Durante el recorrido en un tren, unos viajeros hablaban de cosas cotidianas de sus vidas, de sus planes… Una mujer mayor los escuchaba. Alguien le preguntó qué pensaba ella.
–Sabe, dijo con acento extranjero, en mi caso lo he perdido todo. En mi país yo era rica y vivía con mi familia. Pero llegó la guerra civil y se lo llevó todo. Hace años que estoy sola en un país extranjero. Para poder sobrevivir, tuve que hacer trabajos a los que no estaba acostumbrada. Pero no me quejo. En mi soledad encontré a Dios. Ahora conozco a Jesucristo. En mi época de prosperidad nunca fui realmente feliz, ni siquiera estaba satisfecha. Pero con Jesús encontré la verdadera felicidad.
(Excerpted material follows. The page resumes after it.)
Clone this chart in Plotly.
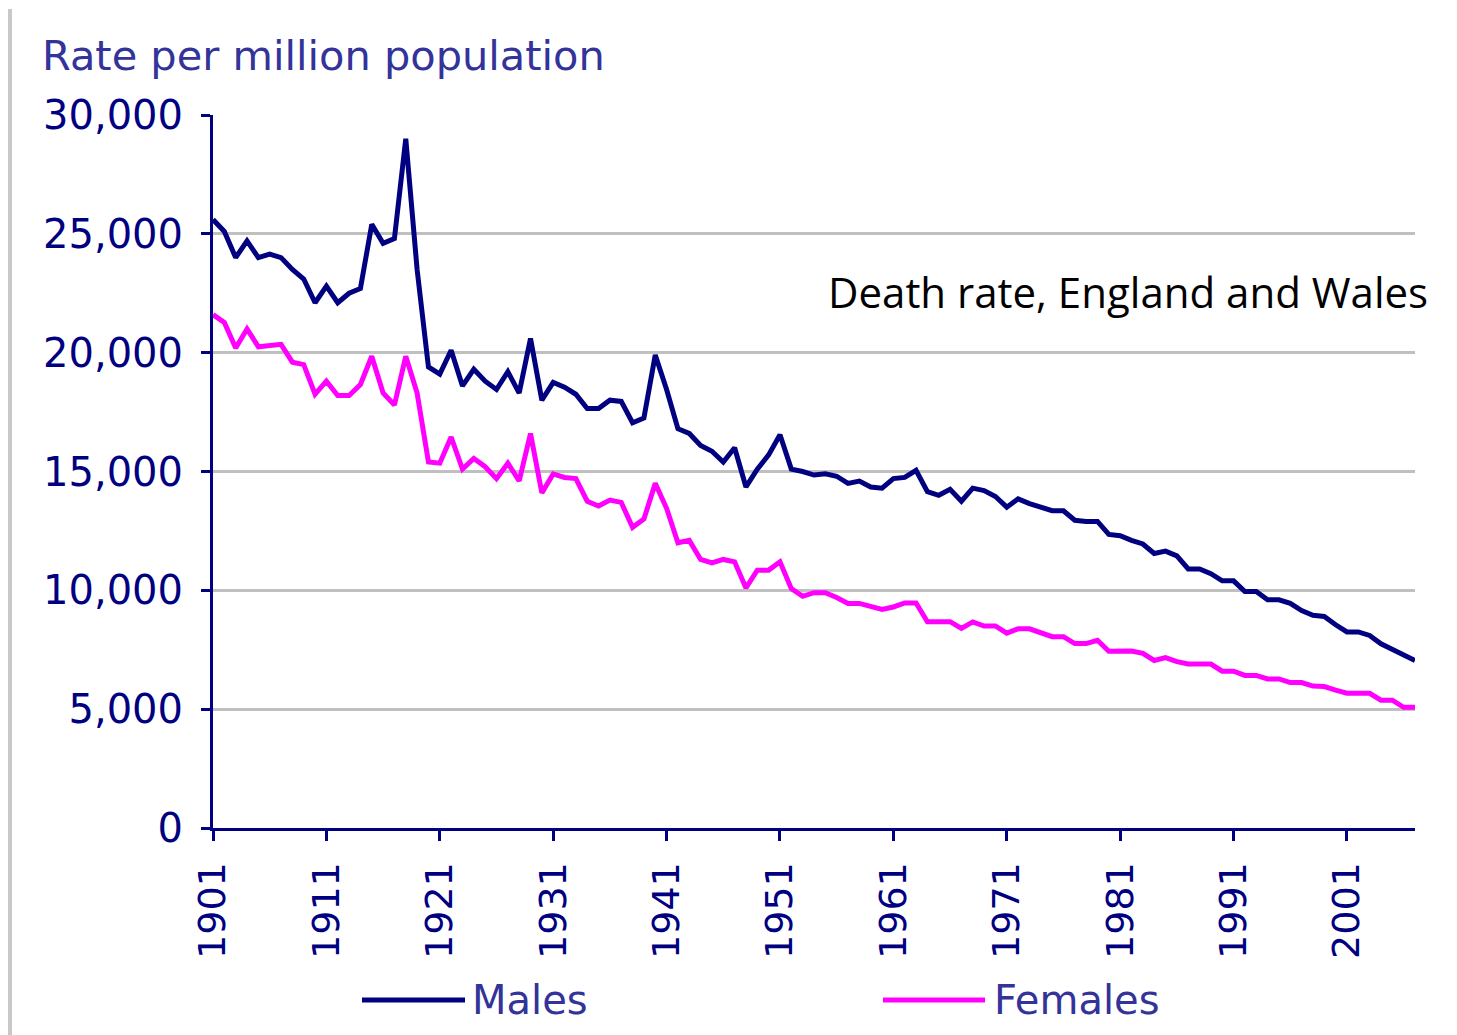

En el compartimento todos se silenciaron, cada uno reflexionaba…
Es bueno que nosotros también reflexionemos. Si hoy tenemos bienestar, mañana quizás atravesemos el sufrimiento, la enfermedad y la escasez. Sin embargo, esta eventualidad no puede destruir la esperanza y la tranquilidad de los que conocen a Dios. La verdadera felicidad no se encuentra en las cosas materiales, que pasan, ni en el amor humano, por muy valioso e importante que sea. Solo Jesucristo puede dar esta felicidad. Él ayuda, da paz, alegría, consuelo y vida eterna a los que confían en él. “Invócame en el día de la angustia; te libraré, y tú me honrarás” (Salmo 50:15).
“Nunca decayeron sus misericordias. Nuevas son cada mañana; grande es tu fidelidad” (Lamentaciones 3:22-23).